Elle a précisé qu’elle souhaitait que l’exercice soit non partisan. D’ailleurs, la libérale Francine Charbonneau, le péquiste Harold LeBel et la solidaire Catherine Dorion étaient tous sur place.

«Chacun de nous, dans nos bureaux de comté, on reçoit des gens qui ont besoin de services, d’écoute et de ce fait, chacun de nous y croit», a souligné Mme Charbonneau.

Sophie Éthier, professeure agrégée à l’École de travail social et de criminologie de l’Université Laval, a soutenu qu’au moins 25% des Québécois âgés de plus de 15 ans sont proches aidants.

Près de 60% d’entre eux sont des femmes, et celles-ci s’occupent généralement des tâches essentielles, comme prodiguer des soins d’hygiène, par exemple.

Quarante pour cent des proches aidants n’auraient pas choisi d’assumer ce rôle. 24% disent y consacrer plus de 10 heures par semaine.

La majorité des proches aidants travaille. En moyenne, cela se traduit par une perte de revenu personnel de 16 000$ par année. «Il ne faut surtout pas les surresponsabiliser», a prévenu Mme Éthier.

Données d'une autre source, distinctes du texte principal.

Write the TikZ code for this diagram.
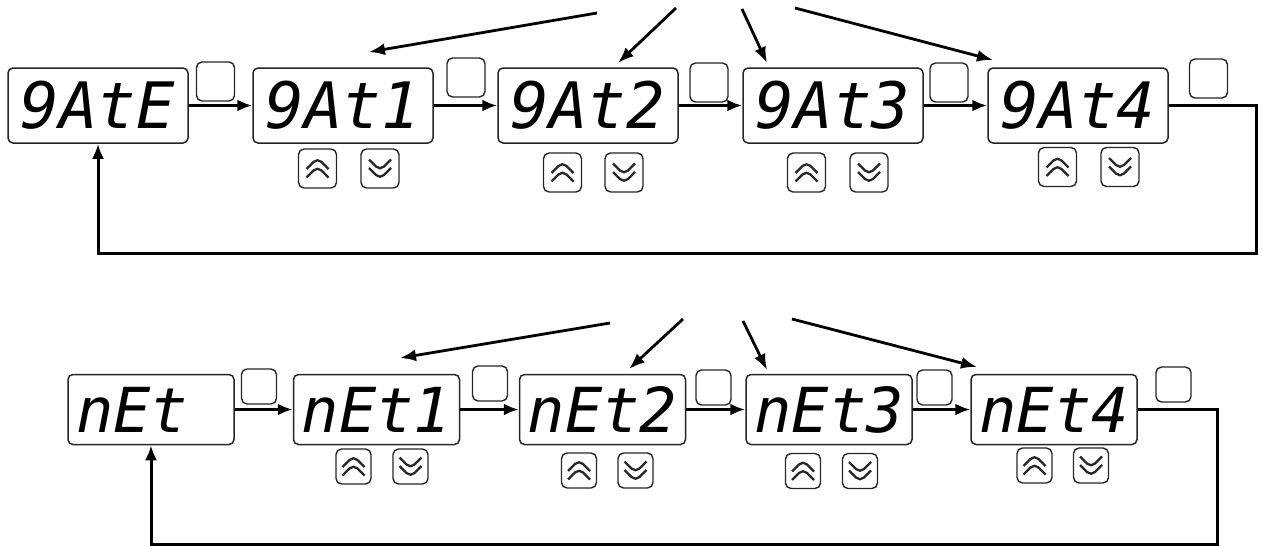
\documentclass[tikz,border=0pt]{standalone}
\usepackage{fontspec}
\newfontfamily\segfont{DejaVu Sans Mono}
\usetikzlibrary{arrows.meta}
\begin{document}
\begin{tikzpicture}[x=1pt,y=-1pt,
  disp/.style={draw=black!85, line width=1.5pt, rounded corners=5pt, fill=white,
    minimum width=180pt, minimum height=75pt, inner sep=0pt,
    font=\segfont\itshape\fontsize{64pt}{64pt}\selectfont},
  sdisp/.style={disp, minimum width=166pt, minimum height=70pt,
    font=\segfont\itshape\fontsize{62pt}{62pt}\selectfont},
  btn/.style={draw=black!85, line width=1.4pt, rounded corners=5.5pt,
    minimum width=38pt, minimum height=39pt, inner sep=0pt},
  sbtn/.style={btn, minimum width=35pt, minimum height=35pt},
  upkey/.style={path picture={
    \draw[line width=2.3pt] ([shift={(-11pt,-0.5pt)}]path picture bounding box.center) -- ++(11pt,11pt) -- ++(11pt,-11pt);
    \draw[line width=2.3pt] ([shift={(-11pt,-9pt)}]path picture bounding box.center) -- ++(11pt,11pt) -- ++(11pt,-11pt);}},
  dnkey/.style={path picture={
    \draw[line width=2.3pt] ([shift={(-11pt,9pt)}]path picture bounding box.center) -- ++(11pt,-11pt) -- ++(11pt,11pt);
    \draw[line width=2.3pt] ([shift={(-11pt,0.5pt)}]path picture bounding box.center) -- ++(11pt,-11pt) -- ++(11pt,11pt);}},
  flow/.style={line width=3.2pt, -{Latex[length=15pt,width=12pt]}},
  ret/.style={line width=3pt, -{Latex[length=15pt,width=12pt]}},
  pointer/.style={line width=2.8pt, -{Latex[length=16pt,width=12pt]}}
]
\useasboundingbox (0,0) rectangle (1262,546);

% ---------------- top row ----------------
\node[disp] (gate) at (98,105.5) {9AtE};
\node[disp] (g1) at (343,105.5) {9At1};
\node[disp] (g2) at (588,105.5) {9At2};
\node[disp] (g3) at (833,105.5) {9At3};
\node[disp] (g4) at (1078,105.5) {9At4};

\node[btn] (s0) at (215.5,81.5) {};
\node[btn] (s1) at (466,77.5) {};
\node[btn] (s2) at (709,82.5) {};
\node[btn] (s3) at (949,82.5) {};
\node[btn] (s4) at (1208.5,78.5) {};

\node[btn,upkey] (u1) at (317.5,168.5) {};
\node[btn,dnkey] (d1) at (380,168.5) {};
\node[btn,upkey] (u2) at (562.5,172.5) {};
\node[btn,dnkey] (d2) at (624,172.5) {};
\node[btn,upkey] (u3) at (806.5,172.5) {};
\node[btn,dnkey] (d3) at (869,172.5) {};
\node[btn,upkey] (u4) at (1057.5,167) {};
\node[btn,dnkey] (d4) at (1120,167) {};

\draw[flow] (gate) -- (g1);
\draw[flow] (g1) -- (g2);
\draw[flow] (g2) -- (g3);
\draw[flow] (g3) -- (g4);
\coordinate (rt) at (1256,253);
\draw[ret] (g4.east) -| (rt) -| (gate.south);

\coordinate (ta1) at (597,13);  \coordinate (ha1) at (369,52);
\coordinate (ta2) at (676,8);   \coordinate (ha2) at (618,63);
\coordinate (ta3) at (742,9);   \coordinate (ha3) at (767,63);
\coordinate (ta4) at (795,8);   \coordinate (ha4) at (993,60);
\draw[pointer] (ta1) -- (ha1);
\draw[pointer] (ta2) -- (ha2);
\draw[pointer] (ta3) -- (ha3);
\draw[pointer] (ta4) -- (ha4);

% ---------------- bottom row ----------------
\node[sdisp] (net) at (151,409.5) {nEt\phantom{1}};
\node[sdisp] (n1) at (376.5,409.5) {nEt1};
\node[sdisp] (n2) at (602.5,409.5) {nEt2};
\node[sdisp] (n3) at (829,409.5) {nEt3};
\node[sdisp] (n4) at (1054,409.5) {nEt4};

\node[sbtn] (b0) at (259,386.5) {};
\node[sbtn] (b1) at (490,383.5) {};
\node[sbtn] (b2) at (713.5,387.5) {};
\node[sbtn] (b3) at (934.5,387.5) {};
\node[sbtn] (b4) at (1173.5,384.5) {};

\node[sbtn,upkey] (nu1) at (353.5,466.5) {};
\node[sbtn,dnkey] (nd1) at (410.5,466.5) {};
\node[sbtn,upkey] (nu2) at (579,470.5) {};
\node[sbtn,dnkey] (nd2) at (635.5,470.5) {};
\node[sbtn,upkey] (nu3) at (803,471) {};
\node[sbtn,dnkey] (nd3) at (860,471) {};
\node[sbtn,upkey] (nu4) at (1034.5,465.5) {};
\node[sbtn,dnkey] (nd4) at (1091,465.5) {};

\draw[flow] (net) -- (n1);
\draw[flow] (n1) -- (n2);
\draw[flow] (n2) -- (n3);
\draw[flow] (n3) -- (n4);
\coordinate (rb) at (1217,544);
\draw[ret] (n4.east) -| (rb) -| (net.south);

\coordinate (tb1) at (610,323); \coordinate (hb1) at (400,358);
\coordinate (tb2) at (683,319); \coordinate (hb2) at (629,369);
\coordinate (tb3) at (743,321); \coordinate (hb3) at (767,370);
\coordinate (tb4) at (792,319); \coordinate (hb4) at (977,367);
\draw[pointer] (tb1) -- (hb1);
\draw[pointer] (tb2) -- (hb2);
\draw[pointer] (tb3) -- (hb3);
\draw[pointer] (tb4) -- (hb4);
\end{tikzpicture}
\end{document}
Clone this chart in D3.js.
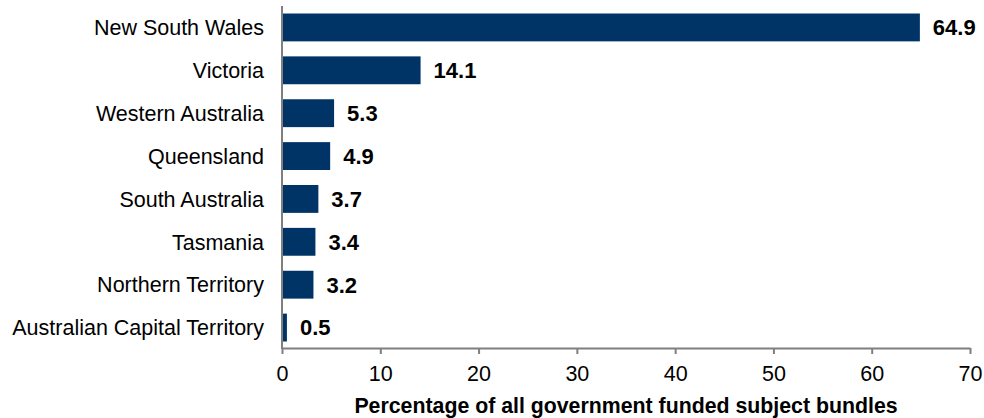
<!DOCTYPE html>
<html>
<head>
<meta charset="utf-8">
<script src="https://cdn.jsdelivr.net/npm/d3@7"></script>
<style>
  body { margin: 0; background: #fff; }
  text { font-family: "Liberation Sans", Arial, sans-serif; }
</style>
</head>
<body>
<svg id="chart"></svg>
<script>
const states = ["New South Wales", "Victoria", "Western Australia", "Queensland",
  "South Australia", "Tasmania", "Northern Territory", "Australian Capital Territory"];
const shares = [64.9, 14.1, 5.3, 4.9, 3.7, 3.4, 3.2, 0.5];
const xTicks = [0, 10, 20, 30, 40, 50, 60, 70];
const xTitle = "Percentage of all government funded subject bundles";

const width = 984, height = 418;
const data = states.map((s, i) => ({ state: s, value: shares[i] }));

const svg = d3.select("#chart")
  .attr("width", width)
  .attr("height", height);

// scales
const x = d3.scaleLinear().domain([0, 70]).range([282, 970]);
const y = d3.scaleBand()
  .domain(states)
  .range([6, 349])
  .paddingInner(0.35)
  .paddingOuter(0.175);

const barColor = "#003466";
const axisColor = "#7f7f7f";

// bars
svg.selectAll("rect.bar")
  .data(data)
  .enter()
  .append("rect")
  .attr("class", "bar")
  .attr("x", x(0))
  .attr("y", d => y(d.state))
  .attr("width", d => x(d.value) - x(0))
  .attr("height", y.bandwidth())
  .attr("fill", barColor);

// value labels
svg.selectAll("text.value")
  .data(data)
  .enter()
  .append("text")
  .attr("class", "value")
  .attr("x", d => x(d.value) + 13)
  .attr("y", d => y(d.state) + y.bandwidth() / 2)
  .attr("dy", "0.36em")
  .style("font-size", "22px")
  .style("font-weight", "bold")
  .attr("fill", "#000")
  .text(d => d.value.toFixed(1));

// category labels
svg.selectAll("text.cat")
  .data(data)
  .enter()
  .append("text")
  .attr("class", "cat")
  .attr("x", x(0) - 18)
  .attr("y", d => y(d.state) + y.bandwidth() / 2)
  .attr("dy", "0.36em")
  .attr("text-anchor", "end")
  .style("font-size", "21.5px")
  .attr("fill", "#000")
  .text(d => d.state);

// vertical axis line
svg.append("line")
  .attr("x1", x(0)).attr("x2", x(0))
  .attr("y1", 6).attr("y2", 349)
  .attr("stroke", axisColor)
  .attr("stroke-width", 2);

// x axis
const xAxis = svg.append("g")
  .attr("transform", "translate(0,348)")
  .call(d3.axisBottom(x).tickValues(xTicks).tickSize(6).tickSizeOuter(0).tickFormat(d3.format("d")));

xAxis.select(".domain").attr("stroke", axisColor).attr("stroke-width", 2);
xAxis.selectAll(".tick line").attr("stroke", axisColor).attr("stroke-width", 2);
xAxis.selectAll(".tick text")
  .attr("y", 18)
  .style("font-size", "21.5px")
  .style("font-family", "'Liberation Sans', Arial, sans-serif")
  .attr("fill", "#000");

// axis title
svg.append("text")
  .attr("x", (x(0) + x(70)) / 2)
  .attr("y", 413)
  .attr("text-anchor", "middle")
  .style("font-size", "21.3px")
  .style("font-weight", "bold")
  .attr("fill", "#000")
  .text(xTitle);
</script>
</body>
</html>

La professeure a notamment divisé les principaux besoins des proches aidants en quatre catégories: soutien financier, soutien social, répit et information.

«Oui, il y aura un dossier médical pour le proche aidant au même titre que l’aidé, oui on va réfléchir à toute la question juridique, oui il y aura un observatoire», a énuméré Mme Blais dans son discours de clôture, mardi, en félicitant les participants pour la qualité des échanges.

Outre la Politique nationale pour les proches aidants et l’observatoire de la proche aidance, le gouvernement Legault s’est engagé à doubler le crédit d’impôt des proches aidants jusqu’à concurrence de 2500$ d’ici quatre ans, en plus d’injecter 22M$ dans le programme d’aide financière pour les parents d’enfants lourdement handicapés.

«On attend ça depuis des décennies», a lancé une proche aidante qui participait aux discussions, mardi.

En juin dernier, le gouvernement Couillard avait revu les normes du travail, afin que les employeurs reconnaissent la proche aidance.

La loi 176 prévoit notamment que certaines journées d’absence peuvent être prises au bénéfice de personnes, autres que des parents, pour lesquelles le salarié agit à titre de proche aidant.